Le respect des équilibres communautaires est primordial : les sièges sont répartis selon des quotas tacites, les candidats choisis en fonction de leur capacité à rassembler, et les campagnes se déroulent généralement dans un climat de civilité. Cette approche a permis d’éviter les fractures et de maintenir un haut niveau de participation dans certaines localités.
Une ouverture relative aux forces émergentes
Si la structure traditionnelle du pouvoir local reste solide, on observe toutefois une timide émergence de nouvelles figures dans certains villages du Chouf et d’Aley. De jeunes candidats, souvent sans appartenance partisane marquée, se sont présentés sur des listes mixtes ou indépendantes, portées par une volonté de renouvellement.
Dans quelques cas, ces listes ont obtenu des résultats honorables, sans toutefois renverser l’ordre établi. Leur présence a néanmoins introduit un débat nouveau dans les conseils municipaux : sur la gestion des ressources, la transparence, les priorités de développement. Ce dialogue, bien que limité, témoigne d’une volonté de changement progressif, intégré dans le cadre communautaire existant.

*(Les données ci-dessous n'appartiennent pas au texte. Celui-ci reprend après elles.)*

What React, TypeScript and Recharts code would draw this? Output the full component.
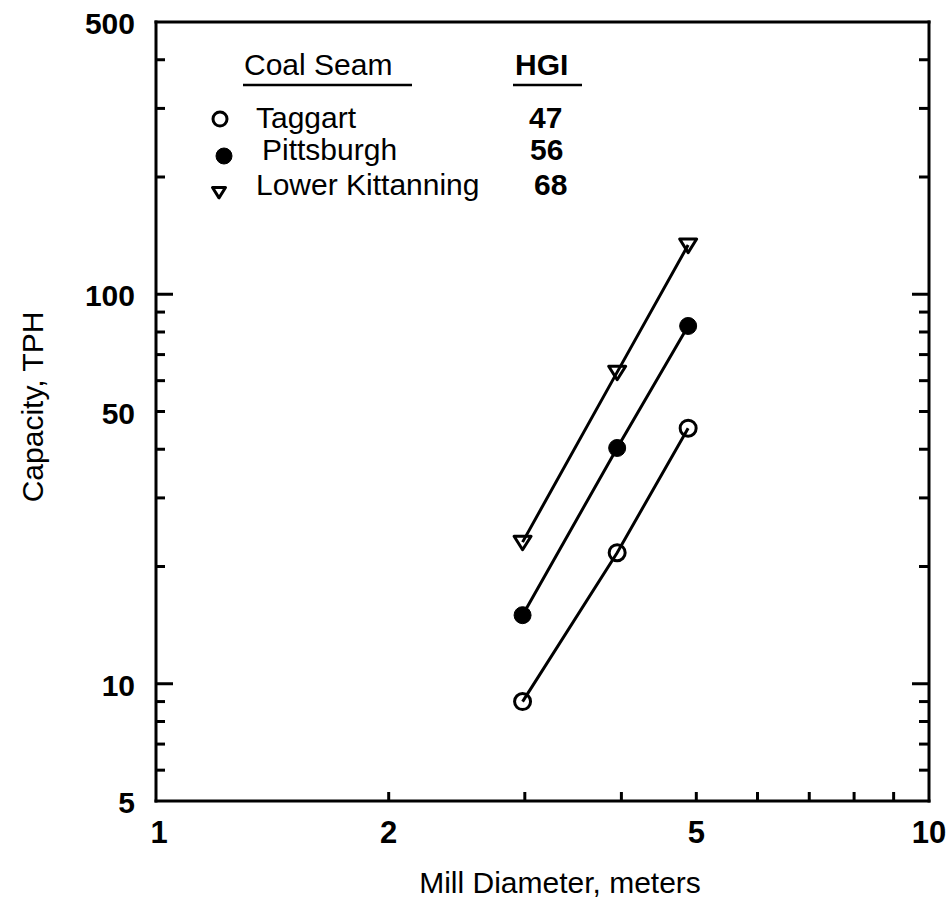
import React from 'react';
import { ScatterChart, Scatter, XAxis, YAxis, Legend } from 'recharts';

// ---- data ----
const diameters = [2.98, 3.95, 4.88];
const taggart = [9.0, 21.7, 45.3];
const pittsburgh = [15.0, 40.3, 82.9];
const lowerKittanning = [23.1, 63.1, 133.8];
const seamNames = ['Taggart', 'Pittsburgh', 'Lower Kittanning'];
const hgiValues = ['47', '56', '68'];

const xTicks = [1, 2, 3, 4, 5, 6, 7, 8, 9, 10];
const xTickLabels = [1, 2, 5, 10];
const yTicks = [5, 6, 7, 8, 9, 10, 20, 30, 40, 50, 60, 70, 80, 90, 100, 200, 300, 400, 500];
const yTickLabels = [5, 10, 50, 100, 500];
const yMajorTicks = [10, 100];

const toPoints = (ys: number[]) => diameters.map((x, i) => ({ x, y: ys[i] }));
const taggartData = toPoints(taggart);
const pittsburghData = toPoints(pittsburgh);
const kittanningData = toPoints(lowerKittanning);

const FONT = '"Liberation Sans", Arial, Helvetica, sans-serif';
const INK = '#000';

// ---- markers ----
const OpenCircle = (props: any) => {
  const { cx, cy, r = 8 } = props;
  if (cx == null || cy == null) return null;
  return <circle cx={cx} cy={cy} r={r} fill="none" stroke={INK} strokeWidth={3} />;
};
const FilledCircle = (props: any) => {
  const { cx, cy, r = 8.5 } = props;
  if (cx == null || cy == null) return null;
  return <circle cx={cx} cy={cy} r={r} fill={INK} stroke={INK} strokeWidth={1} />;
};
const DownTriangle = (props: any) => {
  const { cx, cy, s = 8.5 } = props;
  if (cx == null || cy == null) return null;
  const pts = `${cx - s},${cy - s * 0.7} ${cx + s},${cy - s * 0.7} ${cx},${cy + s * 0.9}`;
  return <polygon points={pts} fill="none" stroke={INK} strokeWidth={3} strokeLinejoin="round" />;
};

// ---- ticks ----
const BottomTick = (props: any) => {
  const { x, y, payload } = props;
  const v = payload.value;
  const edge = v === 1 || v === 10;
  return (
    <g>
      {!edge && <line x1={x} x2={x} y1={y} y2={y - 9} stroke={INK} strokeWidth={3} />}
      {xTickLabels.includes(v) && (
        <text x={x + (v === 1 ? 3 : 0)} y={y + 42} textAnchor="middle" fontSize={31} fontWeight="bold" fontFamily={FONT} fill={INK}>
          {v}
        </text>
      )}
    </g>
  );
};
const TopTick = (props: any) => {
  const { x, y, payload } = props;
  const v = payload.value;
  if (v === 1 || v === 10) return <g />;
  return <line x1={x} x2={x} y1={y} y2={y + 10} stroke={INK} strokeWidth={3} />;
};
const LeftTick = (props: any) => {
  const { x, y, payload } = props;
  const v = payload.value;
  const edge = v === 5 || v === 500;
  const len = yMajorTicks.includes(v) ? 17 : 9;
  return (
    <g>
      {!edge && <line x1={x} x2={x + len} y1={y} y2={y} stroke={INK} strokeWidth={3} />}
      {yTickLabels.includes(v) && (
        <text x={x - 21} y={y + 12} textAnchor="end" fontSize={30} fontWeight="bold" fontFamily={FONT} fill={INK}>
          {v}
        </text>
      )}
    </g>
  );
};
const RightTick = (props: any) => {
  const { x, y, payload } = props;
  const v = payload.value;
  if (v === 5 || v === 500) return <g />;
  const len = yMajorTicks.includes(v) ? 17 : 10;
  return <line x1={x} x2={x - len} y1={y} y2={y} stroke={INK} strokeWidth={3} />;
};

// ---- titles ----
const YTitle = () => (
  <text transform="translate(43,407) rotate(-90)" textAnchor="middle" fontSize={30} fontFamily={FONT} fill={INK}>
    Capacity, TPH
  </text>
);
const XTitle = () => (
  <text x={560} y={893} textAnchor="middle" fontSize={30} fontFamily={FONT} fill={INK}>
    Mill Diameter, meters
  </text>
);

// ---- legend (table inside the plot) ----
const markerFor = [OpenCircle, FilledCircle, DownTriangle];
const legendSymbolY = [119, 156, 192];
const legendBaseY = [128, 160, 195];
const legendNameX = [256, 262, 256];
const legendNumX = [529, 530, 534];

const LegendTable = () => (
  <svg width={952} height={220} style={{ display: 'block' }}>
    <text x={244} y={75} fontSize={30} fontFamily={FONT} fill={INK}>Coal Seam</text>
    <line x1={243} x2={412} y1={85} y2={85} stroke={INK} strokeWidth={2.5} />
    <text x={515} y={75} fontSize={30} fontWeight="bold" fontFamily={FONT} fill={INK}>HGI</text>
    <line x1={513} x2={582} y1={85} y2={85} stroke={INK} strokeWidth={2.5} />
    {seamNames.map((name, i) => {
      const M = markerFor[i];
      return (
        <g key={name}>
          {i === 0 && <M cx={220} cy={legendSymbolY[i]} r={7} />}
          {i === 1 && <M cx={224} cy={legendSymbolY[i]} r={8} />}
          {i === 2 && <M cx={219} cy={legendSymbolY[i]} s={6.5} />}
          <text x={legendNameX[i]} y={legendBaseY[i]} fontSize={30} fontFamily={FONT} fill={INK}>{name}</text>
          <text x={legendNumX[i]} y={legendBaseY[i]} fontSize={30} fontWeight="bold" fontFamily={FONT} fill={INK}>{hgiValues[i]}</text>
        </g>
      );
    })}
  </svg>
);

const axisLine = { stroke: INK, strokeWidth: 3, strokeLinecap: 'square' as const };
const lineStyle = { stroke: INK, strokeWidth: 3 };

export default function App() {
  return (
    <div style={{ position: 'absolute', left: 0, top: 0, width: 952, height: 905, background: '#fff' }}>
      <ScatterChart width={952} height={905} margin={{ top: 0, right: 0, bottom: 0, left: 0 }}>
        <XAxis
          xAxisId="bottom"
          dataKey="x"
          type="number"
          scale="log"
          domain={[1, 10]}
          allowDataOverflow
          ticks={xTicks}
          interval={0}
          orientation="bottom"
          height={104}
          tickSize={0}
          tickMargin={0}
          tickLine={false}
          axisLine={axisLine}
          tick={<BottomTick />}
          label={<XTitle />}
        />
        <XAxis
          xAxisId="top"
          type="number"
          scale="log"
          domain={[1, 10]}
          allowDataOverflow
          ticks={xTicks}
          interval={0}
          orientation="top"
          height={22}
          tickSize={0}
          tickMargin={0}
          tickLine={false}
          axisLine={axisLine}
          tick={<TopTick />}
        />
        <YAxis
          yAxisId="left"
          dataKey="y"
          type="number"
          scale="log"
          domain={[5, 500]}
          allowDataOverflow
          ticks={yTicks}
          interval={0}
          orientation="left"
          width={156}
          tickSize={0}
          tickMargin={0}
          tickLine={false}
          axisLine={axisLine}
          tick={<LeftTick />}
          label={<YTitle />}
        />
        <YAxis
          yAxisId="right"
          type="number"
          scale="log"
          domain={[5, 500]}
          allowDataOverflow
          ticks={yTicks}
          interval={0}
          orientation="right"
          width={23}
          tickSize={0}
          tickMargin={0}
          tickLine={false}
          axisLine={axisLine}
          tick={<RightTick />}
        />
        <Legend
          layout="vertical"
          align="center"
          verticalAlign="middle"
          wrapperStyle={{ position: 'absolute', left: 0, top: 0, width: 952, height: 220, pointerEvents: 'none' }}
          content={() => <LegendTable />}
        />
        <Scatter
          name="Taggart"
          data={taggartData}
          xAxisId="bottom"
          yAxisId="left"
          line={lineStyle}
          shape={(p: any) => <OpenCircle {...p} r={8} />}
          isAnimationActive={false}
        />
        <Scatter
          name="Pittsburgh"
          data={pittsburghData}
          xAxisId="bottom"
          yAxisId="left"
          line={lineStyle}
          shape={(p: any) => <FilledCircle {...p} r={8.5} />}
          isAnimationActive={false}
        />
        <Scatter
          name="Lower Kittanning"
          data={kittanningData}
          xAxisId="bottom"
          yAxisId="left"
          line={lineStyle}
          shape={(p: any) => <DownTriangle {...p} s={8.5} />}
          isAnimationActive={false}
        />
      </ScatterChart>
    </div>
  );
}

Le modèle druze face à ses limites
Le modèle de gestion consensuelle et d’équilibre communautaire, s’il a assuré la stabilité, présente aussi certaines limites. Il repose largement sur des accords informels, peu transparents, et souvent difficiles à contester. L’absence de compétition réelle empêche l’émergence d’un débat public structuré, d’une reddition de comptes claire, et d’une alternance effective.
De plus, le poids des notables locaux, s’il garantit une certaine continuité, freine aussi l’accès des jeunes, des femmes et des profils nouveaux à la responsabilité politique. Dans plusieurs municipalités, la composition des conseils n’a pas évolué depuis des décennies, et les dynamiques de renouvellement sont faibles.
Une référence pour d’autres régions ?
Malgré ces limites, le modèle de gouvernance locale développé dans les régions druzes est parfois cité comme un exemple de gestion apaisée, particulièrement dans un Liban marqué par la fragmentation et l’instabilité. Le recours au dialogue, la recherche de compromis, et le refus de l’escalade électorale sont autant d’éléments qui pourraient inspirer d’autres régions.
Mais ce modèle ne peut être transposé sans adaptation. Il repose sur une culture politique spécifique, une structure communautaire homogène, et une mémoire collective forgée dans l’expérience du conflit et de la réconciliation. Sa réussite tient autant à ses équilibres internes qu’à son histoire.